Commercial TruckingSafety and Infrastructure Issues Under the North American Free Trade Agreement Gao ID: RCED-96-61 February 29, 1996
According to the North American Free Trade Agreement (NAFTA), the U.S.-Mexican border was to be opened in December 1995 for increased commercial truck traffic within the border states in each country-- four in the United States (Arizona, California, New Mexico, and Texas). Before then, the 11,000 trucks crossing daily from Mexico into the United States were limited to commercial zones along the border. GAO found that Mexico and the United States had made progress in developing compatible trucking regulations. Compatibility is essential because existing differences in the two nations' trucking regulations, operating practices, and enforcement efforts could affect highway safety and harm the infrastructure. Compatibility in some trucking regulations, such as those on vehicle size and weight, may never be reached; therefore, the host country's regulations must be complied with, and enforcement is the key for ensuring compliance. The four U.S. border states' readiness for enforcement varies widely. Texas faces the greatest enforcement burden but has relatively limited resources-- enforcement personnel and facilities--to cope with increasing truck traffic from Mexico. In addition to the northbound traffic entering the four U.S. border states, southbound and east-west traffic will add to their enforcement burden.
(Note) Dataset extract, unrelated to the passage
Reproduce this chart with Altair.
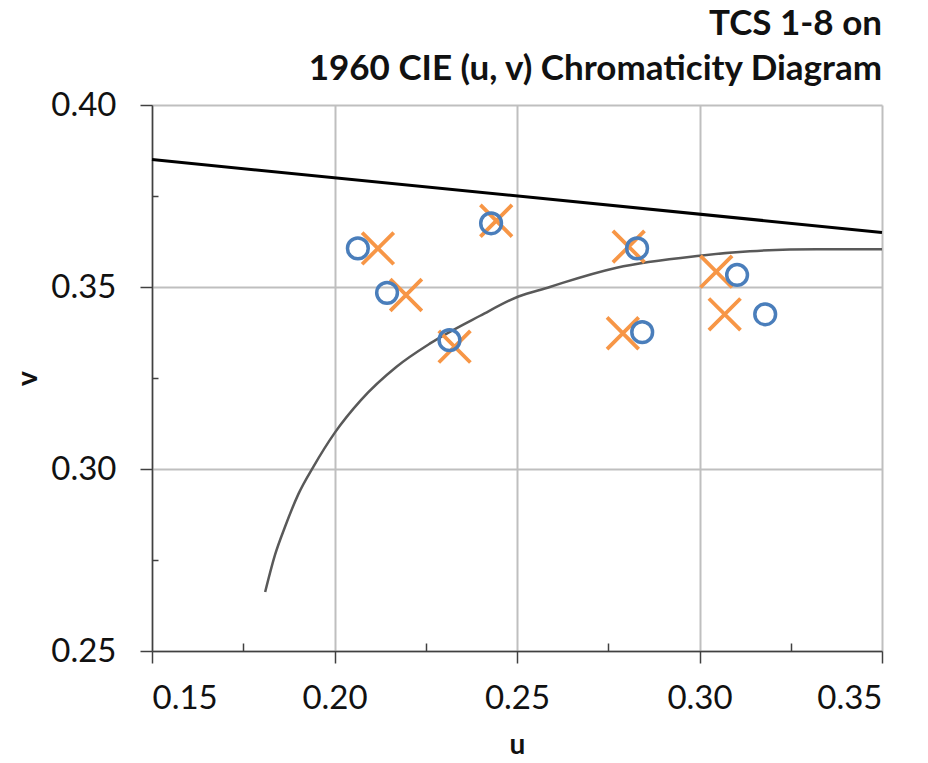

GAO found that: (1) the United States and Mexico have made some progress in developing compatible trucking standards, but standardization of some regulations, such as vehicle size and weight, may never occur; (2) there are major differences between U.S. and Mexican trucking regulations and operating and enforcement practices that could adversely impact highway safety and infrastructure; (3) negotiators have standardized procedures on drivers' age, inspection criteria, traffic control devices and road signs, and certain hazardous materials, but further standardization of trucking regulations is not scheduled for completion until 1997; (4) where compatibility cannot be reached, foreign trucks must comply with the host country's regulations, but enforcement efforts will be the key to compliance; (5) Mexico is establishing a truck safety enforcement program, but it lacks personnel and other resources to implement it; (6) most Mexican trucks entering the United States do not meet U.S. safety standards; (7) the four U.S. border states' enforcement readiness varies significantly; (8) the Customs Service is permitting Texas to set up truck inspection capabilities within its facilities because it faces the greatest enforcement burden and has relatively limited resources; and (9) in addition to northbound traffic, southbound and east-west traffic will complicate the states' enforcement burden.